Hirsi Ali ends her article with:

Let me make two things clear. I do not seek to inspire another war on terror or extremism—violence in the name of Islam cannot be ended by military means alone. Nor am I any sort of “Islamophobe.” At various times, I myself have been all three kinds of Muslim: a fundamentalist, a cocooned believer and a dissident. My journey has gone from Mecca to Medina to Manhattan.

For me, there seemed no way to reconcile my faith with the freedoms I came to the West to embrace. I left the faith, despite the threat of the death penalty prescribed by Shariah for apostates. Future generations of Muslims deserve better, safer options. Muslims should be able to welcome modernity, not be forced to wall themselves off, or live in a state of cognitive dissonance, or lash out in violent rejection.

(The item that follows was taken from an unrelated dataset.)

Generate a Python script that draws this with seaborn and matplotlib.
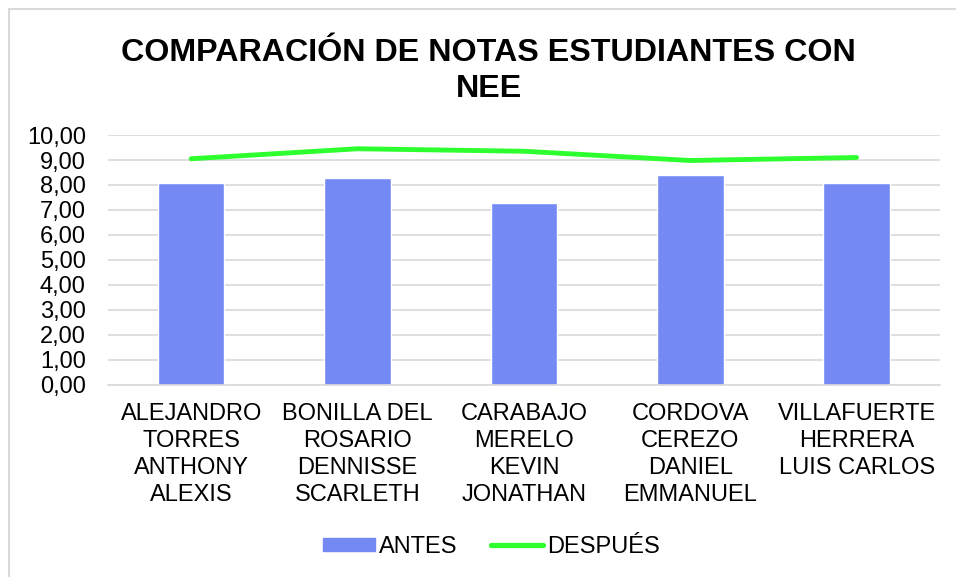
import matplotlib
matplotlib.use("Agg")
import matplotlib.pyplot as plt
import matplotlib.patches as mpatches
from matplotlib.lines import Line2D
from matplotlib.ticker import FuncFormatter, MultipleLocator
import seaborn as sns
import numpy as np

names = ["ALEJANDRO\nTORRES\nANTHONY\nALEXIS",
         "BONILLA DEL\nROSARIO\nDENNISSE\nSCARLETH",
         "CARABAJO\nMERELO\nKEVIN\nJONATHAN",
         "CORDOVA\nCEREZO\nDANIEL\nEMMANUEL",
         "VILLAFUERTE\nHERRERA\nLUIS CARLOS"]
antes = [8.09, 8.28, 7.26, 8.38, 8.07]
despues = [9.05, 9.45, 9.35, 8.98, 9.10]

bar_color = "#7489F3"
line_color = "#2EFF2E"

sns.set_style("white")
plt.rcParams["font.family"] = ["Liberation Sans", "DejaVu Sans"]
plt.rcParams["text.color"] = "black"
plt.rcParams["xtick.color"] = "black"
plt.rcParams["ytick.color"] = "black"

fig = plt.figure(figsize=(9.56, 5.77), dpi=100)
ax = fig.add_axes([0.113, 0.333, 0.870, 0.433])

sns.barplot(x=names, y=antes, color=bar_color, width=0.4, saturation=1, ax=ax, zorder=2)
sns.lineplot(x=np.arange(len(names)), y=despues, color=line_color, linewidth=3.5,
             ax=ax, zorder=3, solid_capstyle="round")

ax.set_xlim(-0.5, len(names) - 0.5)
ax.set_ylim(0, 10)
ax.yaxis.set_major_locator(MultipleLocator(1))
ax.yaxis.set_major_formatter(FuncFormatter(lambda v, p: f"{v:.2f}".replace(".", ",")))
ax.grid(axis="y", color="#d9d9d9", linewidth=1.2, zorder=0)
ax.set_axisbelow(True)
for s in ["top", "right", "left"]:
    ax.spines[s].set_visible(False)
ax.spines["bottom"].set_color("#d9d9d9")
ax.spines["bottom"].set_linewidth(1.2)
ax.tick_params(axis="y", length=0, pad=16, labelsize=17)
ax.tick_params(axis="x", length=0, pad=13, labelsize=17)
for lab in ax.get_xticklabels():
    lab.set_linespacing(1.3)
ax.set_xlabel("")
ax.set_ylabel("")

fig.text(0.511, 0.877, "COMPARACIÓN DE NOTAS ESTUDIANTES CON\nNEE", ha="center", va="center",
         fontsize=23.2, fontweight="bold", linespacing=1.22)

handles = [mpatches.Patch(color=bar_color, label="ANTES"),
           Line2D([0], [0], color=line_color, linewidth=3.8, solid_capstyle="round", label="DESPUÉS")]
fig.legend(handles=handles, loc="center", bbox_to_anchor=(0.514, 0.052), ncol=2, frameon=False,
           fontsize=17, handlelength=2.2, handleheight=0.5, handletextpad=0.15, columnspacing=1.45)

border = mpatches.Rectangle((8.5 / 956, -0.1), 1.2, 1.1 - 8.5 / 577, transform=fig.transFigure,
                            fill=False, edgecolor="#d9d9d9", linewidth=1.5)
fig.patches.append(border)

fig.savefig("out.png", dpi=100)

Hirsi Ali grants Islam a modicum of respect, as a system that contains the germ of reformation into a benign, non-aggressive mode of living. For all that she had endured in her life as a Muslim and as an ex-Muslim, she certainly shouldn’t respect it. I don’t respect it. From my first readings about Islam, I recognized it as totalitarian in means and ends, whether or not most Muslims are “peaceful and law-abiding” and not driven to slaughtering people in Mohammad’s or Allah’s name. Like Christians and Jews, they have simply compartmentalized either the requirements of living in the modern world, or the creed itself.

There is nothing redeemable in Islam, nothing salvageable, nothing worth reclaiming from those who allegedly “hijacked” Islam.

Only a philosophical revolution will disestablish faith as a mode of living and “reform” it into the dustbin of history.